If there’s any takeaway for marketers from Facebook’s antics in Australia this month, it’s that brands need to stop renting their data through social platforms and start owning it by building direct customer relationships.
The time has long since come for brands to move their customer database from “likes” to their actual customer data platform, according to Cheetah Digital’s VP for APAC Billy Loizou – who is fronting the firm’s inaugural Signals Asia-Pacific conference next month. Marketers who own information about their consumers – by seeking their permission to gather personal data in exchange for real, tangible benefits – will see better sales results based on establishing trust. They’ll also be able to offer a better and more personalised experience both in stores and online, while driving recommendations to customers with far greater precision.
“This is exactly what we’ve been saying for the past 12 months,” says Loizou. “CMOs are being challenged on where to spend their declining marketing dollars – in a completely new market, and during a pandemic – and they often advertise via social media with no idea how it’s directly impacting revenue.
“Marketers need to create a strategy first that involves getting closer to their customer. Customers are saying ‘we’re happy to provide our data and sign up to your marketing program in exchange for offers sent directly to me that are relevant’. Brands have instead been entrusting their advertising dollars with these social media giants, and now Facebook can just turn off their advertising and you’re left with nothing.”
Insights such as these will inform the important conversations about permission-based marketing to be presented alongside other core trends discussed at the Signals conference. The event is expected to be an engaging and somewhat provocative assessment of where retailers now stand, having undergone all the disruption and evolution of the coronavirus pandemic – and provide informed perspectives on what key drivers are propelling marketing today. It’s also likely to be an unconventional show – Loizou will be presenting his content from a mountain summit after scaling the slopes, while key Cheetah clients Vans footwear will be providing their perspectives while attempting tricky skateboarding manoeuvres.

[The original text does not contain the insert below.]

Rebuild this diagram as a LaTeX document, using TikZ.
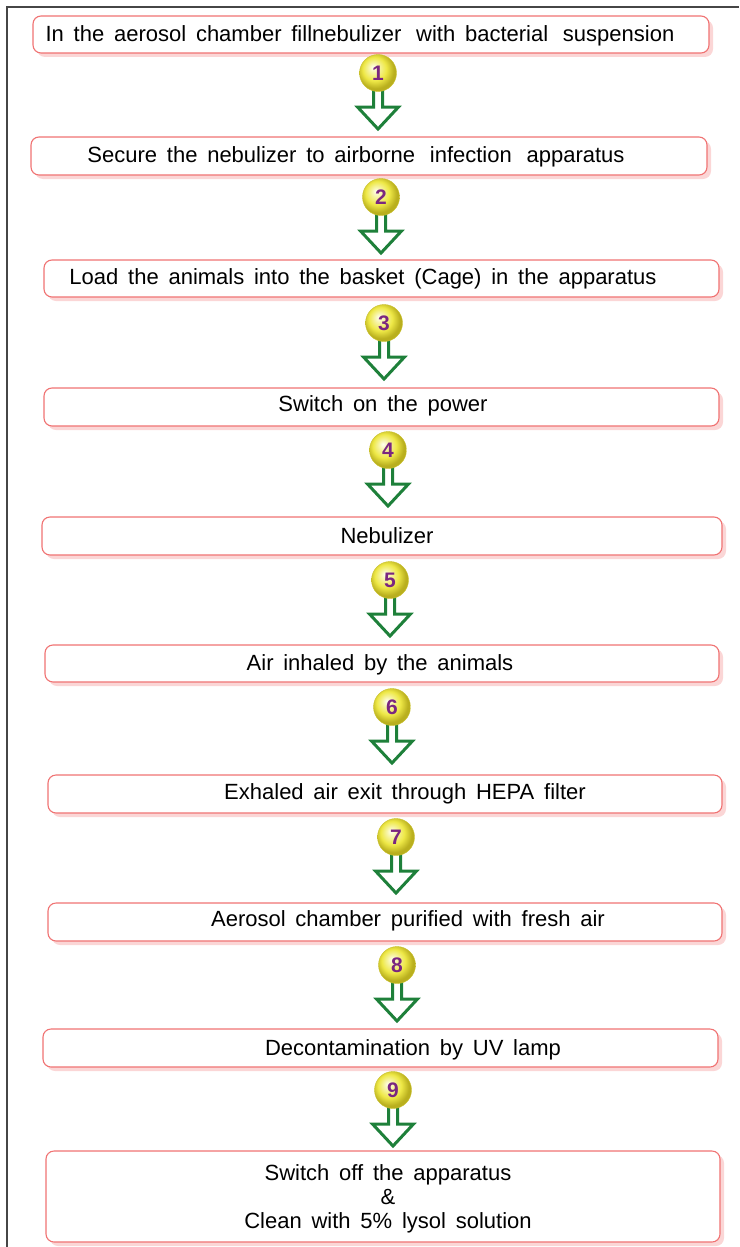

“Look, right now, these conferences are a bit of a bore,” laughs Loizou. “Let’s be honest, everyone’s getting what we call Zoom fatigue. We wanted to transform a B2B conference from ‘business 2 boring’ to something a little bit more entertaining. So by getting both great speakers and interesting content, we think we’ll be able to keep people energised and awake – and learning, in a home environment.”
Alongside insights on driving personalisation, Signals Asia-Pacific will discuss critical concepts in building customer loyalty – including an overview of the psychological behaviours of why people engage with brands, presented by advertising guru Adam Ferrier. The event will also involve a roundtable discussion on loyalty with marketing leaders discussing challenges, outcomes and strategies, and will launch a new Cheetah Digital product that will introduce the next generation of personalisation – aptly named Cheetah Personalization.
The conversations will cover recommendations based on research suggesting 86 per cent of customers in the post-pandemic environment prefer brands to invest in loyalty programmes rather than advertise on social media. In this regard, Loizou sees a loss of trust as being among the key factors in an apparent waning interest in social-based marketing and in consumer migration to more direct relationships with brands.
“Have you ever said something like, ‘I’m hungry, I feel like some Tim Tams’ – and then you jump online and there’s an advertisement for Tim Tams and you’re like, ‘is my phone listening to me? What’s going on?’ People just don’t know what these social media platforms are doing with their data. When Cambridge Analytica happened, I think a lot of people started losing trust in social platforms, so consumers are starting to want more control over their data and knowing how their data is being used. We feel that right now, transparency and trust around topics coming out of Covid are what’s going to make marketers successful.
“I think there’s a lot of guff in the industry right now around marketing transformation” he adds. “It’s hard, and not always glowing. There are a lot of marketers who have sunk costs in technology and are not getting the return they were promised. We want to be as open and transparent about how to get results, through the examples of some good brands that are doing it here locally. That’s how we make sure that you’re sufficiently educated to make the next decisions to fuel your business for a post-Covid era.”